Mirrors
A mirror is a smooth surface that reflects light or other radiant waves, typically used in everyday life as a "looking glass." However, mirrors also play critical roles in various optical instruments, including telescopes and solar concentrators, due to their ability to form images. Light reflects off mirrors in a manner that can reverse images, which is evident when observing one's reflection. While shiny metallic surfaces are the most common types of mirrors, other materials like glass can also act as mirrors under certain conditions. The fundamental principles of reflection involve laws of electromagnetism, where light waves interact with the surface atoms, resulting in both reflection and refraction. Mirrors can be categorized into different types based on their curvature: concave mirrors converge light rays, while convex mirrors diverge them. Beyond aesthetic purposes, mirrors have numerous applications in technology, such as in cameras, telescopes, and even solar energy systems. The historical evolution of mirrors, from polished metals to modern reflective coatings, highlights their significance in both scientific advancements and everyday use.
Subject Terms
Mirrors
Type of physical science: Classical physics
Field of study: Optics
A smooth surface that reflects light or other radiant waves is called a mirror. Aside from their everyday use as "looking glasses," mirrors are the heart of many optical instruments, astronomical telescopes, and solar concentrators because of their image-forming properties.


Overview
In its simplest form, a mirror is a device that reflects light. Although rough surfaces also act as reflectors, they break up a concentrated beam and scatter it diffusely and in many different directions. The term "mirror" is usually reserved for a smooth reflecting surface exhibiting specular reflection, in which a thin beam of light striking it remains substantially intact but is reflected in a single different direction. Parallel rays of light striking a perfectly flat mirror change direction on reflection but remain parallel to one another. Parallel rays striking a concave mirror (whose surface is curved toward the direction of the incoming rays) are bent toward one another so that they tend to converge. Parallel rays striking a convex mirror (whose surface is curved away from the direction of the incoming rays) are spread apart, or diverged.
Although the reflection of light off shiny metallic surfaces is most familiar, transparent materials may also act as mirrors. Whenever light passes through the interface between two media, causing the light to travel at different characteristic speeds, part of it is reflected and part is transmitted through the surface. This result explains why the surface of a still pond or a clean sheet of glass also behaves like a mirror, especially when there is a dark background behind it to diminish scattered glare. Both forms of reflection may be explained by the laws of electromagnetism. When a ray of light, or any form of electromagnetic radiation, strikes a smooth surface, the charged electrons in the surface atoms are stimulated to oscillate in step with the electric field of the incoming ray. These oscillating charges radiate individual electric fields, which produce constructive interference in only two directions--one reflected back into the medium from where the ray hit the surface and one refracted into the medium beneath the surface.
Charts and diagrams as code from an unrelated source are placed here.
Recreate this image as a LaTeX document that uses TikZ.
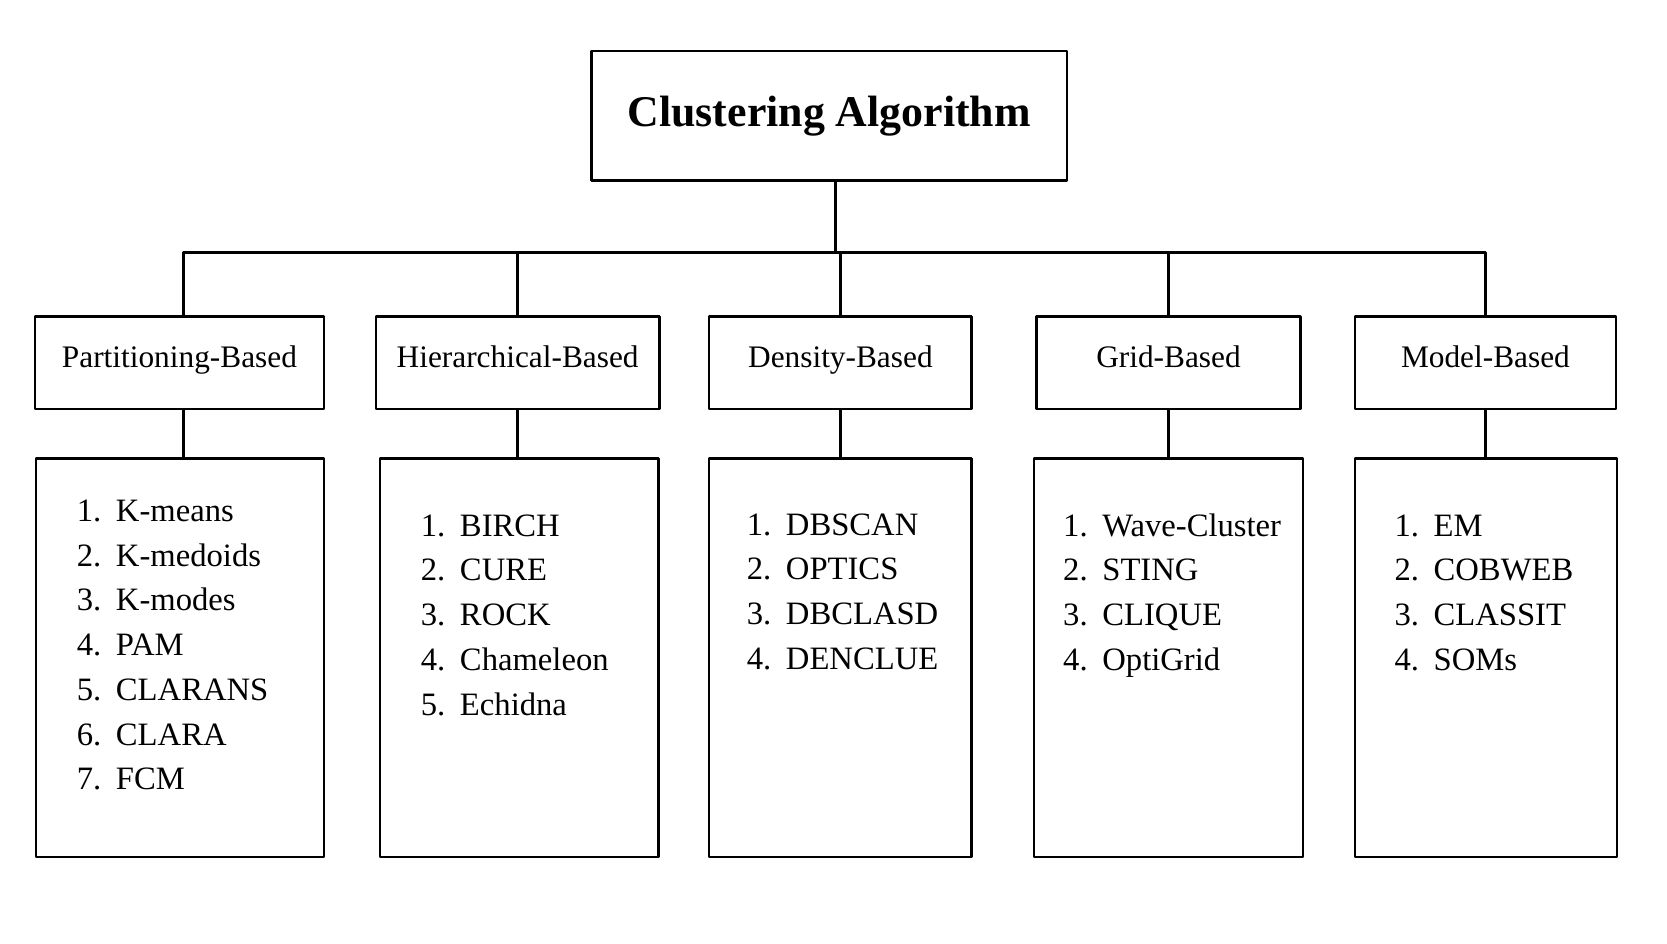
\documentclass[tikz,border=0pt]{standalone}
\usepackage{fontspec}
\setmainfont{Liberation Serif}
\usetikzlibrary{positioning}
\tikzset{
  box/.style={draw, line width=1.3pt, rectangle, inner sep=0pt},
  link/.style={line width=1.3pt},
}
\newcommand{\algolist}[1]{\begin{tabular}[t]{@{}l@{\hspace{0.45em}}l@{}}#1\end{tabular}}
\renewcommand{\arraystretch}{1.2}

\begin{document}
\begin{tikzpicture}[x=0.02cm, y=-0.02cm, line join=round]
\useasboundingbox (0,0) rectangle (1570,889);
% root
\node[box, minimum width=448*0.02cm, minimum height=122*0.02cm] (root) at (781,109)
  {\fontsize{23.5}{28}\selectfont\bfseries Clustering Algorithm};
% categories
\foreach \name/\x/\w/\txt in {part/169/272/Partitioning-Based, hier/487.5/267/Hierarchical-Based,
  dens/791.5/247/Density-Based, grid/1100.5/249/Grid-Based, model/1399/246/Model-Based}
  \node[box, minimum width=\w*0.02cm, minimum height=87*0.02cm, text height=0.7em, text depth=0.22em,
    font=\fontsize{16.8}{20}\selectfont] (\name) at (\x,341.5) {\txt};
% list boxes
\foreach \name/\x/\w in {partl/169.5/271, hierl/489/262, densl/791.5/247, gridl/1100.5/253, modell/1399.5/247}
  \node[box, minimum width=\w*0.02cm, minimum height=375*0.02cm] (\name) at (\x,619.5) {};
% lists
\begin{scope}[every node/.style={anchor=base west, inner sep=0pt, font=\fontsize{17.5}{20}\selectfont}]
\node (partt) at (72,491) {\algolist{1.&K-means\\2.&K-medoids\\3.&K-modes\\4.&PAM\\5.&CLARANS\\6.&CLARA\\7.&FCM}};
\node (hiert) at (396,505) {\algolist{1.&BIRCH\\2.&CURE\\3.&ROCK\\4.&Chameleon\\5.&Echidna}};
\node (denst) at (703,504) {\algolist{1.&DBSCAN\\2.&OPTICS\\3.&DBCLASD\\4.&DENCLUE}};
\node (gridt) at (1001,505) {\algolist{1.&Wave-Cluster\\2.&STING\\3.&CLIQUE\\4.&OptiGrid}};
\node (modelt) at (1313,505) {\algolist{1.&EM\\2.&COBWEB\\3.&CLASSIT\\4.&SOMs}};
\end{scope}
% connectors
\coordinate (bar) at (787,238);
\draw[link] (root.south -| bar) -- (bar);
\draw[link] (part.north -| 173,0) |- (bar) -| (model.north);
\foreach \n in {hier,dens,grid}
  \draw[link] (\n.north) -- (\n.north |- bar);
\draw[link] (part.south -| 173,0) -- (partl.north -| 173,0);
\foreach \n/\l in {hier/hierl,dens/densl,grid/gridl,model/modell}
  \draw[link] (\n.south) -- (\n.south |- \l.north);
\end{tikzpicture}
\end{document}
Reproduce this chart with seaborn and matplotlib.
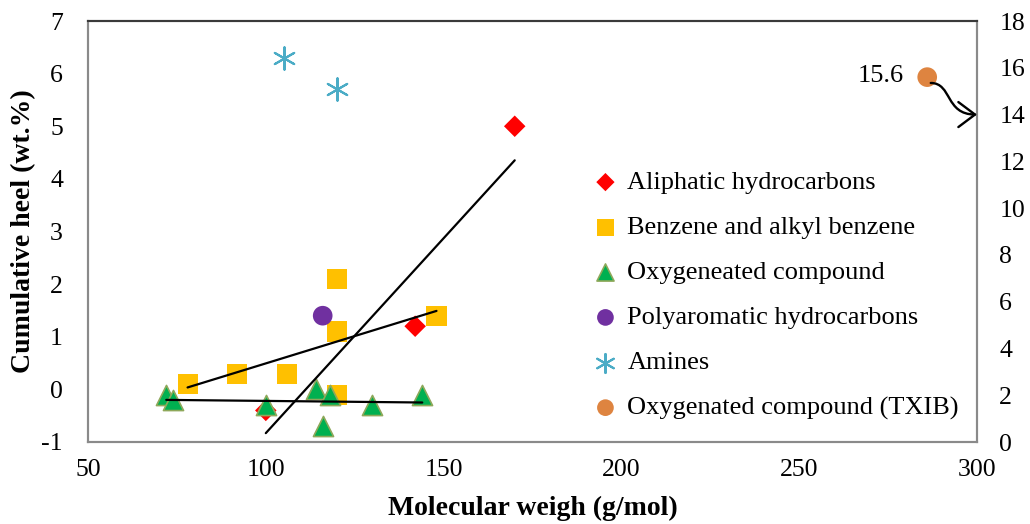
import numpy as np
import pandas as pd
import matplotlib
matplotlib.use("Agg")
import matplotlib.pyplot as plt
import seaborn as sns
from matplotlib.patches import FancyArrowPatch
from matplotlib.path import Path

# ---- data ----
aliph_mw = [100, 142, 170]
aliph_val = [-0.4, 1.2, 5.0]
benz_mw = [78, 92, 106, 120, 120, 120, 148]
benz_val = [0.1, 0.3, 0.3, 2.1, 1.1, -0.1, 1.4]
oxy_mw = [72, 74, 100, 114, 118, 116, 130, 144]
oxy_val = [-0.1, -0.2, -0.3, 0.0, -0.1, -0.7, -0.3, -0.1]
pah_mw = [116]
pah_val = [1.4]
amine_mw = [105, 120]
amine_val = [6.3, 5.7]
txib_mw = [286]
txib_val = [15.6]

left_ticks = [-1, 0, 1, 2, 3, 4, 5, 6, 7]
right_ticks = [0, 2, 4, 6, 8, 10, 12, 14, 16, 18]
x_ticks = [50, 100, 150, 200, 250, 300]

sns.set_style("white")
plt.rcParams['font.family'] = ['Liberation Serif', 'DejaVu Serif']
plt.rcParams['text.color'] = 'black'
plt.rcParams['axes.labelcolor'] = 'black'

fig = plt.figure(figsize=(10.30, 5.24), dpi=100)
ax = fig.add_axes([88/1030, 1-442/524, (977-88)/1030, (442-21)/524])
ax2 = ax.twinx()

sns.scatterplot(x=aliph_mw, y=aliph_val, ax=ax, marker='D', s=120, color='#FF0000',
                edgecolor='none', linewidth=0, label='Aliphatic hydrocarbons', zorder=3)
sns.scatterplot(x=benz_mw, y=benz_val, ax=ax, marker='s', s=210, color='#FFC000',
                edgecolor='none', linewidth=0, label='Benzene and alkyl benzene', zorder=3)
sns.scatterplot(x=oxy_mw, y=oxy_val, ax=ax, marker='^', s=210, color='#00B050',
                edgecolor='#8EA85A', linewidth=1.2, label='Oxygeneated compound', zorder=3)
sns.scatterplot(x=pah_mw, y=pah_val, ax=ax, marker='o', s=200, color='#7030A0',
                edgecolor='none', linewidth=0, label='Polyaromatic hydrocarbons', zorder=3)
sns.scatterplot(x=amine_mw, y=amine_val, ax=ax, marker=(6, 2, 0), s=260, color='#4BACC6',
                linewidth=1.5, label='Amines', zorder=3)
sns.scatterplot(x=txib_mw, y=txib_val, ax=ax2, marker='o', s=200, color='#DE8440',
                edgecolor='none', linewidth=0, label='Oxygenated compound (TXIB)', zorder=3)

for xs, ys in [(aliph_mw, aliph_val), (benz_mw, benz_val), (oxy_mw, oxy_val)]:
    sns.regplot(x=xs, y=ys, ax=ax, scatter=False, ci=None, truncate=True,
                line_kws=dict(color='black', lw=1.6, zorder=4))

ax.set_xlim(50, 300)
ax.set_ylim(-1, 7)
ax2.set_ylim(0, 18)
ax.set_xticks(x_ticks)
ax.set_xticklabels([str(t) for t in x_ticks])
ax.set_yticks(left_ticks)
ax.set_yticklabels([str(t) for t in left_ticks])
ax2.set_yticks(right_ticks)
ax2.set_yticklabels([str(t) for t in right_ticks])

ax.tick_params(axis='both', length=0, labelsize=18.5, colors='black')
ax.tick_params(axis='x', pad=12)
ax.tick_params(axis='y', pad=18)
ax2.tick_params(axis='y', length=0, labelsize=18.5, pad=16, colors='black')

ax.set_xlabel('Molecular weigh (g/mol)', fontsize=20, fontweight='bold', labelpad=11)
ax.set_ylabel('Cumulative heel (wt.%)', fontsize=20, fontweight='bold', labelpad=4)

for a in (ax, ax2):
    for name, sp in a.spines.items():
        sp.set_visible(True)
        sp.set_linewidth(1.5)
        sp.set_color('#3a3a3a' if name == 'top' else '#8a8a8a')

# annotation for TXIB
ax2.text(279.5, 15.65, '15.6', fontsize=19, ha='right', va='center')
p = Path([(287.0, 15.35), (293.0, 15.35), (291.0, 14.0), (300.0, 14.0)],
         [Path.MOVETO, Path.CURVE4, Path.CURVE4, Path.CURVE4])
arr = FancyArrowPatch(path=p, arrowstyle='->,head_length=0.6,head_width=0.45',
                      mutation_scale=20, lw=1.7, color='black',
                      transform=ax2.transData, clip_on=False, zorder=5)
ax2.add_patch(arr)

# combined legend
h1, l1 = ax.get_legend_handles_labels()
h2, l2 = ax2.get_legend_handles_labels()
if ax.get_legend() is not None:
    ax.get_legend().remove()
if ax2.get_legend() is not None:
    ax2.get_legend().remove()
ax.legend(h1 + h2, l1 + l2, loc='upper left', bbox_to_anchor=(583/1030, 1-160/524),
          bbox_transform=fig.transFigure, frameon=False, fontsize=19,
          handletextpad=0.38, handlelength=0.9, labelspacing=0.82, borderaxespad=0,
          markerscale=0.85)

fig.savefig('out.png', dpi=100)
If the surface is a good conductor, such as a shiny metallic coating, then almost all the energy in the light beam is reflected back and very little penetrates the surface. If the surface is between two transparent media, such as air and water or air and glass, only a small percentage of the light is reflected and most is transmitted through the surface.
The direction of the reflected ray is specified by the law of reflection, which states that the reflected beam will be in the plane containing the incoming ray and a line perpendicular to the surface and will make the same angle with the surface as the incoming ray. In other words, the component of the velocity of the incoming ray of light that is parallel to the surface is unaffected, while the incident perpendicular component of velocity is reversed in the reflected beam. Light is only one form of electromagnetic radiation, and smooth surfaces exhibit mirror reflection at radio, radar, infrared, and ultraviolet frequencies as well. Specular reflection occurs only if the surface is smooth over a region comparable to the wavelength of the incoming radiation. Thus, optical mirrors that reflect light whose crest-to-crest wavelength is about 500 nanometers (1 nanometer is one-millionth of a millimeter) must be polished smooth to accuracies better than one-thousandth of a millimeter. The mirrors used in radar or satellite television antennas, which use radio wavelengths on the order of millimeters, do not have to be visibly smooth, however, and indeed, can be constructed of wire mesh and still exhibit specular reflection at those wavelengths. Sound waves, although not electromagnetic, also obey the laws of reflection when bouncing off hard smooth surfaces, but their wavelengths are on the order of tens of centimeters to tens of meters. Therefore, parabolic microphones, such as the 1-meter dishes used by broadcasters at sporting events to pick up the sounds from the playing field, will focus high-pitched sounds but not long wavelengths of low frequencies.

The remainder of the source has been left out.